Still overcast. The rhythm of the ship has become quite soothing. The “late breakfast” in the buffet. Dinner at the restaurant. Sitting in the atrium. The show at night. But I’m not in my usual travelling mood. When we get to The Isle of Pines I don’t go ashore. I look out at the island and I think ”It’s not as beautiful as Tahiti.” That’s not a fair comparison, and I know it. But I’ve developed travel lethargy. It just seems too much trouble to get into the tender and go to an island to be disappointed. (A few years later I go on another cruise and it’s one of the most beautiful islands I’ve seen)

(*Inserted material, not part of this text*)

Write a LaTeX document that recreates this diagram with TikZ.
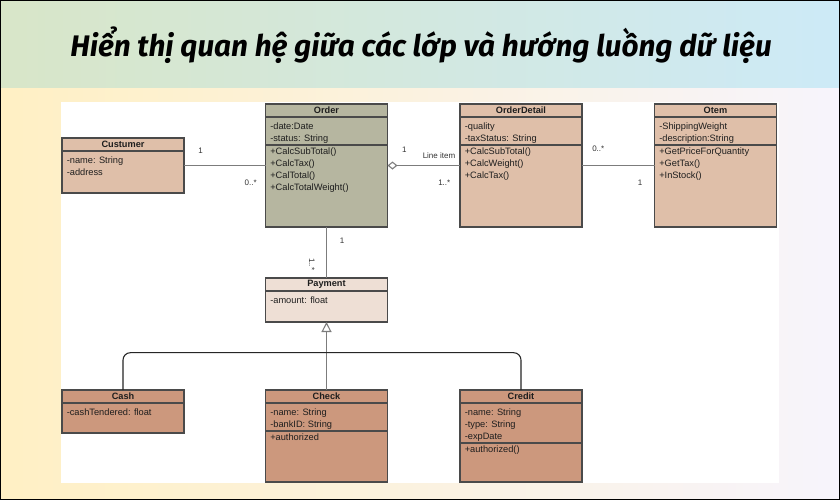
\documentclass[tikz,border=0pt]{standalone}
\usepackage{fontspec}
\setmainfont{Liberation Sans}
\newfontfamily\titlefont{Fira Sans}
\usetikzlibrary{arrows.meta,calc}
\definecolor{orderfill}{HTML}{B6B6A0}
\definecolor{tanfill}{HTML}{DFBFA9}
\definecolor{payfill}{HTML}{EEDFD5}
\definecolor{subfill}{HTML}{CC987D}
\definecolor{boxline}{HTML}{4A4A4A}
\definecolor{textc}{HTML}{1E1E1E}
\definecolor{lblc}{HTML}{333333}
\definecolor{assocc}{HTML}{7C7C7C}
\definecolor{topL}{HTML}{D8E6C8}
\definecolor{topM}{HTML}{D0E8DE}
\definecolor{topR}{HTML}{CDEAF7}
\definecolor{botL}{HTML}{FFF0C4}
\definecolor{botM}{HTML}{F4F2E4}
\definecolor{botR}{HTML}{F7F4FC}
\tikzset{
  classbox/.style={draw=boxline, line width=0.9pt, rectangle, inner sep=0pt, outer sep=0pt, minimum width=91.5pt},
  sepline/.style={draw=boxline, line width=0.9pt},
  ctitle/.style={font=\fontsize{6.9}{8}\selectfont\bfseries, text=textc, inner sep=0pt},
  cline/.style={font=\fontsize{6.95}{8}\selectfont, text=textc, inner sep=0pt, anchor=base west},
  lbl/.style={font=\fontsize{6}{7}\selectfont, text=lblc, inner sep=0pt},
  assoc/.style={draw=assocc, line width=0.9pt},
  genline/.style={draw=assocc, line width=0.9pt},
  busline/.style={draw=black!85, line width=0.8pt},
}
% #1 name, #2 x, #3 y, #4 height (px), #5 fill, #6 title
\newcommand\umlclass[6]{%
  \node[classbox, fill=#5, minimum height=#4*0.75pt, anchor=north west] (#1) at (#2,#3) {};
  \draw[sepline] ($(#1.north west)+(0,13)$) -- ($(#1.north east)+(0,13)$);
  \node[ctitle] (#1-title) at ($(#1.north)+(0,6.5)$) {#6};
}
% #1 name, #2 tag, #3 first baseline offset from top, #4 list
\newcommand\umllines[4]{%
  \foreach \t [count=\i from 0] in {#4}
    \node[cline] (#1-#2-\i) at ($(#1.north west)+(4.5,#3+12*\i)$) {\t};
}
% #1 name, #2 offset from top
\newcommand\umlsep[2]{%
  \draw[sepline] ($(#1.north west)+(0,#2)$) -- ($(#1.north east)+(0,#2)$);
}
\begin{document}
\begin{tikzpicture}[x=0.75pt,y=-0.75pt]
\useasboundingbox (0,0) rectangle (840,500);
% backgrounds
\shade[left color=topL, middle color=topM, right color=topR] (0,0) rectangle (840,88);
\shade[left color=botL, middle color=botM, right color=botR] (0,88) rectangle (840,500);
\fill[white] (61,102) rectangle (779,483);
\draw[black, line width=1.6pt] (0,0) rectangle (840,500);
% title
\node[inner sep=0pt, text=black] (title) at (421,45)
  {\resizebox{526pt}{!}{\titlefont\bfseries\itshape Hiển thị quan hệ giữa các lớp và hướng luồng dữ liệu}};
% classes
\umlclass{cust}{62}{138}{55}{tanfill}{Custumer}
\umllines{cust}{a}{25}{-name: String,-address}

\umlclass{order}{265.5}{104}{123}{orderfill}{Order}
\umllines{order}{a}{25}{-date:Date,-status: String}
\umlsep{order}{41}
\umllines{order}{m}{50.3}{+CalcSubTotal(),+CalcTax(),+CalTotal(),+CalcTotalWeight()}

\umlclass{odetail}{460}{104}{123}{tanfill}{OrderDetail}
\umllines{odetail}{a}{25}{-quality,-taxStatus: String}
\umlsep{odetail}{41}
\umllines{odetail}{m}{50.3}{+CalcSubTotal(),+CalcWeight(),+CalcTax()}

\umlclass{otem}{654.5}{104}{123}{tanfill}{Otem}
\umllines{otem}{a}{25}{-ShippingWeight,-description:String}
\umlsep{otem}{41}
\umllines{otem}{m}{50.3}{+GetPriceForQuantity,+GetTax(),+InStock()}

\umlclass{payment}{265.5}{278}{44}{payfill}{Payment}
\umllines{payment}{a}{25}{-amount: float}

\umlclass{cash}{62}{390}{43}{subfill}{Cash}
\umllines{cash}{a}{25}{-cashTendered: float}

\umlclass{check}{265.5}{390}{92}{subfill}{Check}
\umllines{check}{a}{25}{-name: String,-bankID: String}
\umlsep{check}{41}
\umllines{check}{m}{50.3}{+authorized}

\umlclass{credit}{460}{390}{92}{subfill}{Credit}
\umllines{credit}{a}{25}{-name: String,-type: String,-expDate}
\umlsep{credit}{53}
\umllines{credit}{m}{62.3}{+authorized()}

% connectors
\draw[assoc] (cust.east) -- (order.west);
\draw[assoc, {Diamond[open, length=7.5pt, width=6pt, line width=0.8pt]}-] (order.east) -- (odetail.west);
\draw[assoc] (odetail.east) -- (otem.west);
\draw[assoc] (order.south) -- (payment.north);
\draw[genline, -{Triangle[open, length=7.5pt, width=7.5pt, line width=0.8pt]}] (check.north) -- (payment.south);
\coordinate (bus) at (326.5,352.7);
\draw[busline, rounded corners=5.5pt] (cash.north) |- (bus) -| (credit.north);
% labels
\node[lbl] (l1) at (200.7,150.7) {1};
\node[lbl] (l2) at (250.7,182.3) {0..*};
\node[lbl] (l3) at (404.3,149.3) {1};
\node[lbl] (l4) at (439,156) {Line item};
\node[lbl] (l5) at (444.3,182.7) {1..*};
\node[lbl] (l6) at (598.3,148.3) {0..*};
\node[lbl] (l7) at (640,182.7) {1};
\node[lbl] (l8) at (342,241) {1};
\node[lbl, rotate=-90] (l9) at (311.8,264.3) {1..*};
\end{tikzpicture}
\end{document}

I decide to go off the ship at the next island – an island belonging to Vanuatu called Mystery Island. It’s uninhabited, but the people from the “Big” island go over and set up stalls. It was very pretty – albeit very touristy. Lots of photo ops. Gorgeous kids with enormous brown eyes and wide grins.
I’d recovered from the lethargy a bit, and so decided to get the shuttle into Vila when we docked. There was a line of them waiting – a queue all the way up the hill. As we exited the gate we were surrounded by people trying to entice us into their bus. No orderly sense of first person into the first bus!
Eventually we squash into one bus and off we go. We are dumped out into the middle of what looks like a tiny town – the roads are all potholed and filled with water from the recent downpour. We look for a café – find a little shop that makes us a nescafe with too much milk, and then wander the streets. The shops are mostly poor until we come to the big Duty Free Emporiums. All the booze, cigarettes and gadgets you could ever want. Finally I found a lovely gift shop, and I buy a pearl pendant for E, and a white stone statue for myself. In a short time we are back in the shuttle bus and back on the ship. I’m disappointed – I know people who love Vanuatu, and some who love Vila. There must be more to it, I think.
Our stop in Noumea has been cancelled, due to a cyclone forming somewhere, so our last stop is the island of Lifou – which belongs to New Caledonia. I get off here as well, and it is
also pretty. I wander around – it seems strange to hear the people speaking French
Etnically they seem to be the same people as in Vanuatiu.
The Cruise has been very relaxing. I’d classify this trip as a much needed holiday.